* [Task]
Skip every picture and transcribe the remaining material exactly.

:::::

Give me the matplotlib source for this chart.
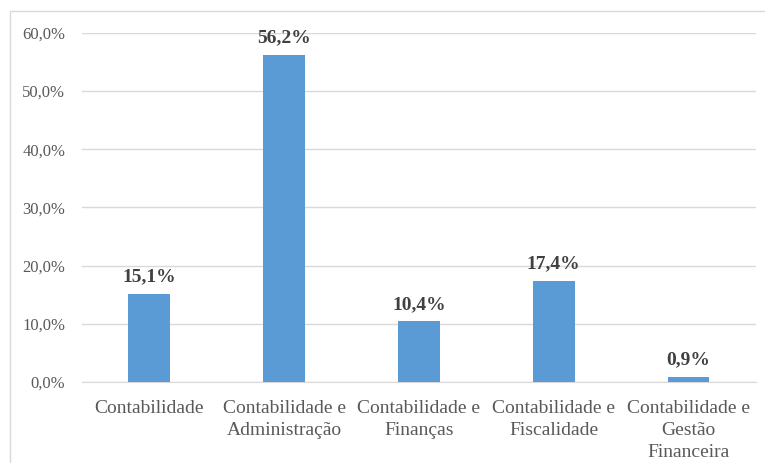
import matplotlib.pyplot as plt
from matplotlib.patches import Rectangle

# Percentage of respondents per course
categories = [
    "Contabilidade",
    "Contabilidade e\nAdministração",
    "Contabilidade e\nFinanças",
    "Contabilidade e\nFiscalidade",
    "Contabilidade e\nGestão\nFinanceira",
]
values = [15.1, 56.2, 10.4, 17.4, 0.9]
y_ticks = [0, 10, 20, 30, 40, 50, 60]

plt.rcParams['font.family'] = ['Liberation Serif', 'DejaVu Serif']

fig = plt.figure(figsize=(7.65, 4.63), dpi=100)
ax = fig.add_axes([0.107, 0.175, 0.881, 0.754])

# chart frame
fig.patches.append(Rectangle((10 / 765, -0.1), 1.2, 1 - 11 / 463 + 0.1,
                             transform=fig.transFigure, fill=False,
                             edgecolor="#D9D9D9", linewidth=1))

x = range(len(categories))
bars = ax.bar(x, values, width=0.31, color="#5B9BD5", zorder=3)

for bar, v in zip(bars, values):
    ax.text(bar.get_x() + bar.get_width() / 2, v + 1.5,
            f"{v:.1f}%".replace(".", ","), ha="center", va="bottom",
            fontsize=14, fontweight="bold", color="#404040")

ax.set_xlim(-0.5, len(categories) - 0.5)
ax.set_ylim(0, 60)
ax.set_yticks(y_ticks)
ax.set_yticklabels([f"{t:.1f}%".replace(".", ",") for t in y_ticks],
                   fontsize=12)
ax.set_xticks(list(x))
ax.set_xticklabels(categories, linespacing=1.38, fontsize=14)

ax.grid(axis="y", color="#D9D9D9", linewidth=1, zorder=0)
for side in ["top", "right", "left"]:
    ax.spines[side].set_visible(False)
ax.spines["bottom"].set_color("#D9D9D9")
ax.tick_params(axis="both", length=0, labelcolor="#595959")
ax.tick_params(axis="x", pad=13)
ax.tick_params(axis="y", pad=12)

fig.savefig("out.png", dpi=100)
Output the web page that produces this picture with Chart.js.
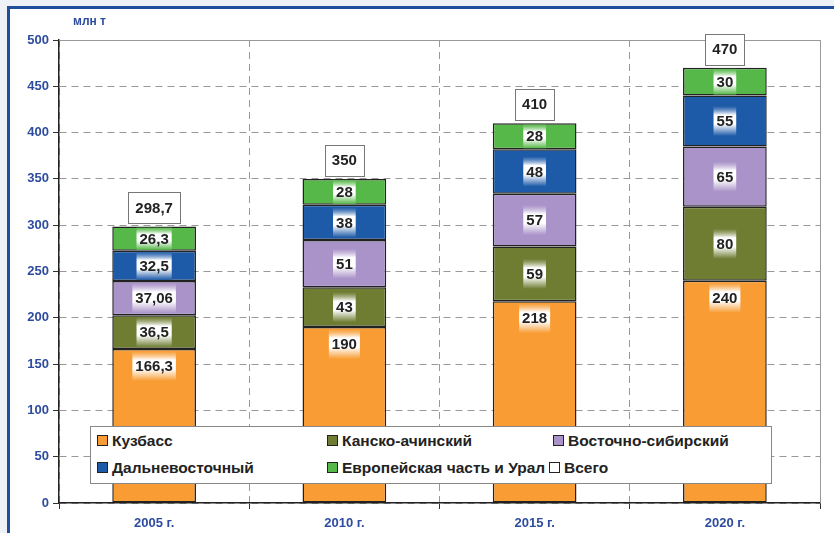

:::::

* [Result]
Give me the matplotlib source for this chart.
import matplotlib.pyplot as plt
from matplotlib.patches import Rectangle

# Percentage of respondents per course
categories = [
    "Contabilidade",
    "Contabilidade e\nAdministração",
    "Contabilidade e\nFinanças",
    "Contabilidade e\nFiscalidade",
    "Contabilidade e\nGestão\nFinanceira",
]
values = [15.1, 56.2, 10.4, 17.4, 0.9]
y_ticks = [0, 10, 20, 30, 40, 50, 60]

plt.rcParams['font.family'] = ['Liberation Serif', 'DejaVu Serif']

fig = plt.figure(figsize=(7.65, 4.63), dpi=100)
ax = fig.add_axes([0.107, 0.175, 0.881, 0.754])

# chart frame
fig.patches.append(Rectangle((10 / 765, -0.1), 1.2, 1 - 11 / 463 + 0.1,
                             transform=fig.transFigure, fill=False,
                             edgecolor="#D9D9D9", linewidth=1))

x = range(len(categories))
bars = ax.bar(x, values, width=0.31, color="#5B9BD5", zorder=3)

for bar, v in zip(bars, values):
    ax.text(bar.get_x() + bar.get_width() / 2, v + 1.5,
            f"{v:.1f}%".replace(".", ","), ha="center", va="bottom",
            fontsize=14, fontweight="bold", color="#404040")

ax.set_xlim(-0.5, len(categories) - 0.5)
ax.set_ylim(0, 60)
ax.set_yticks(y_ticks)
ax.set_yticklabels([f"{t:.1f}%".replace(".", ",") for t in y_ticks],
                   fontsize=12)
ax.set_xticks(list(x))
ax.set_xticklabels(categories, linespacing=1.38, fontsize=14)

ax.grid(axis="y", color="#D9D9D9", linewidth=1, zorder=0)
for side in ["top", "right", "left"]:
    ax.spines[side].set_visible(False)
ax.spines["bottom"].set_color("#D9D9D9")
ax.tick_params(axis="both", length=0, labelcolor="#595959")
ax.tick_params(axis="x", pad=13)
ax.tick_params(axis="y", pad=12)

fig.savefig("out.png", dpi=100)
Output the web page that produces this picture with Chart.js.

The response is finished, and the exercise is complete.